*Given information*.
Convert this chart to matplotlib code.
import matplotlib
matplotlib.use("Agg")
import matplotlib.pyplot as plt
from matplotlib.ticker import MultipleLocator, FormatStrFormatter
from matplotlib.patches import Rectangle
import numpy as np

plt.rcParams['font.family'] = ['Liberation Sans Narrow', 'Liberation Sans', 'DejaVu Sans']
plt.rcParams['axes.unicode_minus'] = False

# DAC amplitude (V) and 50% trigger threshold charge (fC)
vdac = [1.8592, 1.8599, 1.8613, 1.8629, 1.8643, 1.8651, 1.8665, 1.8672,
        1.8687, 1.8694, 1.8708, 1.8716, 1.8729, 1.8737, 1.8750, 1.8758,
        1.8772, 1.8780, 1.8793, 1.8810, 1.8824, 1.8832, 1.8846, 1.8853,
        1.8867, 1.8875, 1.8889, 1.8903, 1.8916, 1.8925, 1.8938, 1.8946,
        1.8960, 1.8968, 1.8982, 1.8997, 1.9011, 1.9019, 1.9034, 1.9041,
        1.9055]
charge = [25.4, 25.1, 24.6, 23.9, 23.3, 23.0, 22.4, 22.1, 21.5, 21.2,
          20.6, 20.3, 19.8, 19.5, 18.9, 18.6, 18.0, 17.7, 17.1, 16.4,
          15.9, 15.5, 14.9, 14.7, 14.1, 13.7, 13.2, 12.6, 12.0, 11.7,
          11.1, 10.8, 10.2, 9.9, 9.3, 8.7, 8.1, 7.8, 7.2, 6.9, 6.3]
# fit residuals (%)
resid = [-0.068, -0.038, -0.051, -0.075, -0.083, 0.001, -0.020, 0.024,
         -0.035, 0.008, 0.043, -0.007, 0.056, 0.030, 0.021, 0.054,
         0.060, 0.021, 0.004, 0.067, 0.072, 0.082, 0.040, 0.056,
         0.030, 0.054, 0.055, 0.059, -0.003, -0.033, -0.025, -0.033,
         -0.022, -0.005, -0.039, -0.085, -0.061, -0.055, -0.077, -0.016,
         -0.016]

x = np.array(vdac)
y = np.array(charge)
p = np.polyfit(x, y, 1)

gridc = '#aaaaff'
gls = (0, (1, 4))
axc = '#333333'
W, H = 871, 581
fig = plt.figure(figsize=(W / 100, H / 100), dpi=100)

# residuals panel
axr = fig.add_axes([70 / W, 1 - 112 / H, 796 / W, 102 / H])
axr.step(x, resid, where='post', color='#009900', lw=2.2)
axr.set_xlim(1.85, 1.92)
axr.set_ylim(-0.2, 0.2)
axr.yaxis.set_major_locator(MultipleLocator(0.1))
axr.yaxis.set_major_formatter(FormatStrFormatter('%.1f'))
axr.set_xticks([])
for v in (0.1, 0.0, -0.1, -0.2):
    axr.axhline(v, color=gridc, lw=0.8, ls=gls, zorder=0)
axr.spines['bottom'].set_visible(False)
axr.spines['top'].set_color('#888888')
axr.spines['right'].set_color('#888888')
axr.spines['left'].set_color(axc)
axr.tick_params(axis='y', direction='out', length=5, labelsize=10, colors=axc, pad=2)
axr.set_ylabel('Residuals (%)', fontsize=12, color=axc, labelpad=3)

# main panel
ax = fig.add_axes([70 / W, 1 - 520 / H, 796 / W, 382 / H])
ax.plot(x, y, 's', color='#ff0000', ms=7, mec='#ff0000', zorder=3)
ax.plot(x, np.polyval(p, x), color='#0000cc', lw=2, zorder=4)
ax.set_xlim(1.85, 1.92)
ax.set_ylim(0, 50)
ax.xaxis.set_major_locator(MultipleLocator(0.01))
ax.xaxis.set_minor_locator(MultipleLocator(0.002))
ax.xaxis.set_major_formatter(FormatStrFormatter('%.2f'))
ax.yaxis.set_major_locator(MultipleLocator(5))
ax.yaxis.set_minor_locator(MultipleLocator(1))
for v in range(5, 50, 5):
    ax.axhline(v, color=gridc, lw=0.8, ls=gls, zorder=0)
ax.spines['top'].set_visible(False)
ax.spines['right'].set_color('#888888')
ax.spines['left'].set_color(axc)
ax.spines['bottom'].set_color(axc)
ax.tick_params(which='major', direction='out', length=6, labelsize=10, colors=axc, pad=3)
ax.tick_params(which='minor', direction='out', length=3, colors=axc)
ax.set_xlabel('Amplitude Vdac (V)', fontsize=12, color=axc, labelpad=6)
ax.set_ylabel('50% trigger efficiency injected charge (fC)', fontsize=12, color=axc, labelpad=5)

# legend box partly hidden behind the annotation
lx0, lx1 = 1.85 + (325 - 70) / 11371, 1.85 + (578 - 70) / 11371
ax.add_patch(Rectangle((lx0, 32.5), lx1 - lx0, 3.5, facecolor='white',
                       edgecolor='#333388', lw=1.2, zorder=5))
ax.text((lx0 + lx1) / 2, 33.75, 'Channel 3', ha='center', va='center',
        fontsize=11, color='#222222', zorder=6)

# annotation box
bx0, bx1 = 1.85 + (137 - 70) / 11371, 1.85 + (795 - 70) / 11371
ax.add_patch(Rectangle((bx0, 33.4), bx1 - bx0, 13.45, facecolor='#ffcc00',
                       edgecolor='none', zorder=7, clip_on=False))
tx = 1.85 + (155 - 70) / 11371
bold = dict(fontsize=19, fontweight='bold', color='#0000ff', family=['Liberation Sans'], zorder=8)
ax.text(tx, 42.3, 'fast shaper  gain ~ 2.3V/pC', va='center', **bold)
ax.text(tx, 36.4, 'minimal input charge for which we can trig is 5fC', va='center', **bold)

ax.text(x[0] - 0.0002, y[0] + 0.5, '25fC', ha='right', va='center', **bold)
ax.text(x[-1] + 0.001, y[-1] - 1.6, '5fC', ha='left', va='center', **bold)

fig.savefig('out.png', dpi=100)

*What is being asked*.
Copy each line of the data above without altering a single character.

*Final answer*.
Convert this chart to matplotlib code.
import matplotlib
matplotlib.use("Agg")
import matplotlib.pyplot as plt
from matplotlib.ticker import MultipleLocator, FormatStrFormatter
from matplotlib.patches import Rectangle
import numpy as np

plt.rcParams['font.family'] = ['Liberation Sans Narrow', 'Liberation Sans', 'DejaVu Sans']
plt.rcParams['axes.unicode_minus'] = False

# DAC amplitude (V) and 50% trigger threshold charge (fC)
vdac = [1.8592, 1.8599, 1.8613, 1.8629, 1.8643, 1.8651, 1.8665, 1.8672,
        1.8687, 1.8694, 1.8708, 1.8716, 1.8729, 1.8737, 1.8750, 1.8758,
        1.8772, 1.8780, 1.8793, 1.8810, 1.8824, 1.8832, 1.8846, 1.8853,
        1.8867, 1.8875, 1.8889, 1.8903, 1.8916, 1.8925, 1.8938, 1.8946,
        1.8960, 1.8968, 1.8982, 1.8997, 1.9011, 1.9019, 1.9034, 1.9041,
        1.9055]
charge = [25.4, 25.1, 24.6, 23.9, 23.3, 23.0, 22.4, 22.1, 21.5, 21.2,
          20.6, 20.3, 19.8, 19.5, 18.9, 18.6, 18.0, 17.7, 17.1, 16.4,
          15.9, 15.5, 14.9, 14.7, 14.1, 13.7, 13.2, 12.6, 12.0, 11.7,
          11.1, 10.8, 10.2, 9.9, 9.3, 8.7, 8.1, 7.8, 7.2, 6.9, 6.3]
# fit residuals (%)
resid = [-0.068, -0.038, -0.051, -0.075, -0.083, 0.001, -0.020, 0.024,
         -0.035, 0.008, 0.043, -0.007, 0.056, 0.030, 0.021, 0.054,
         0.060, 0.021, 0.004, 0.067, 0.072, 0.082, 0.040, 0.056,
         0.030, 0.054, 0.055, 0.059, -0.003, -0.033, -0.025, -0.033,
         -0.022, -0.005, -0.039, -0.085, -0.061, -0.055, -0.077, -0.016,
         -0.016]

x = np.array(vdac)
y = np.array(charge)
p = np.polyfit(x, y, 1)

gridc = '#aaaaff'
gls = (0, (1, 4))
axc = '#333333'
W, H = 871, 581
fig = plt.figure(figsize=(W / 100, H / 100), dpi=100)

# residuals panel
axr = fig.add_axes([70 / W, 1 - 112 / H, 796 / W, 102 / H])
axr.step(x, resid, where='post', color='#009900', lw=2.2)
axr.set_xlim(1.85, 1.92)
axr.set_ylim(-0.2, 0.2)
axr.yaxis.set_major_locator(MultipleLocator(0.1))
axr.yaxis.set_major_formatter(FormatStrFormatter('%.1f'))
axr.set_xticks([])
for v in (0.1, 0.0, -0.1, -0.2):
    axr.axhline(v, color=gridc, lw=0.8, ls=gls, zorder=0)
axr.spines['bottom'].set_visible(False)
axr.spines['top'].set_color('#888888')
axr.spines['right'].set_color('#888888')
axr.spines['left'].set_color(axc)
axr.tick_params(axis='y', direction='out', length=5, labelsize=10, colors=axc, pad=2)
axr.set_ylabel('Residuals (%)', fontsize=12, color=axc, labelpad=3)

# main panel
ax = fig.add_axes([70 / W, 1 - 520 / H, 796 / W, 382 / H])
ax.plot(x, y, 's', color='#ff0000', ms=7, mec='#ff0000', zorder=3)
ax.plot(x, np.polyval(p, x), color='#0000cc', lw=2, zorder=4)
ax.set_xlim(1.85, 1.92)
ax.set_ylim(0, 50)
ax.xaxis.set_major_locator(MultipleLocator(0.01))
ax.xaxis.set_minor_locator(MultipleLocator(0.002))
ax.xaxis.set_major_formatter(FormatStrFormatter('%.2f'))
ax.yaxis.set_major_locator(MultipleLocator(5))
ax.yaxis.set_minor_locator(MultipleLocator(1))
for v in range(5, 50, 5):
    ax.axhline(v, color=gridc, lw=0.8, ls=gls, zorder=0)
ax.spines['top'].set_visible(False)
ax.spines['right'].set_color('#888888')
ax.spines['left'].set_color(axc)
ax.spines['bottom'].set_color(axc)
ax.tick_params(which='major', direction='out', length=6, labelsize=10, colors=axc, pad=3)
ax.tick_params(which='minor', direction='out', length=3, colors=axc)
ax.set_xlabel('Amplitude Vdac (V)', fontsize=12, color=axc, labelpad=6)
ax.set_ylabel('50% trigger efficiency injected charge (fC)', fontsize=12, color=axc, labelpad=5)

# legend box partly hidden behind the annotation
lx0, lx1 = 1.85 + (325 - 70) / 11371, 1.85 + (578 - 70) / 11371
ax.add_patch(Rectangle((lx0, 32.5), lx1 - lx0, 3.5, facecolor='white',
                       edgecolor='#333388', lw=1.2, zorder=5))
ax.text((lx0 + lx1) / 2, 33.75, 'Channel 3', ha='center', va='center',
        fontsize=11, color='#222222', zorder=6)

# annotation box
bx0, bx1 = 1.85 + (137 - 70) / 11371, 1.85 + (795 - 70) / 11371
ax.add_patch(Rectangle((bx0, 33.4), bx1 - bx0, 13.45, facecolor='#ffcc00',
                       edgecolor='none', zorder=7, clip_on=False))
tx = 1.85 + (155 - 70) / 11371
bold = dict(fontsize=19, fontweight='bold', color='#0000ff', family=['Liberation Sans'], zorder=8)
ax.text(tx, 42.3, 'fast shaper  gain ~ 2.3V/pC', va='center', **bold)
ax.text(tx, 36.4, 'minimal input charge for which we can trig is 5fC', va='center', **bold)

ax.text(x[0] - 0.0002, y[0] + 0.5, '25fC', ha='right', va='center', **bold)
ax.text(x[-1] + 0.001, y[-1] - 1.6, '5fC', ha='left', va='center', **bold)

fig.savefig('out.png', dpi=100)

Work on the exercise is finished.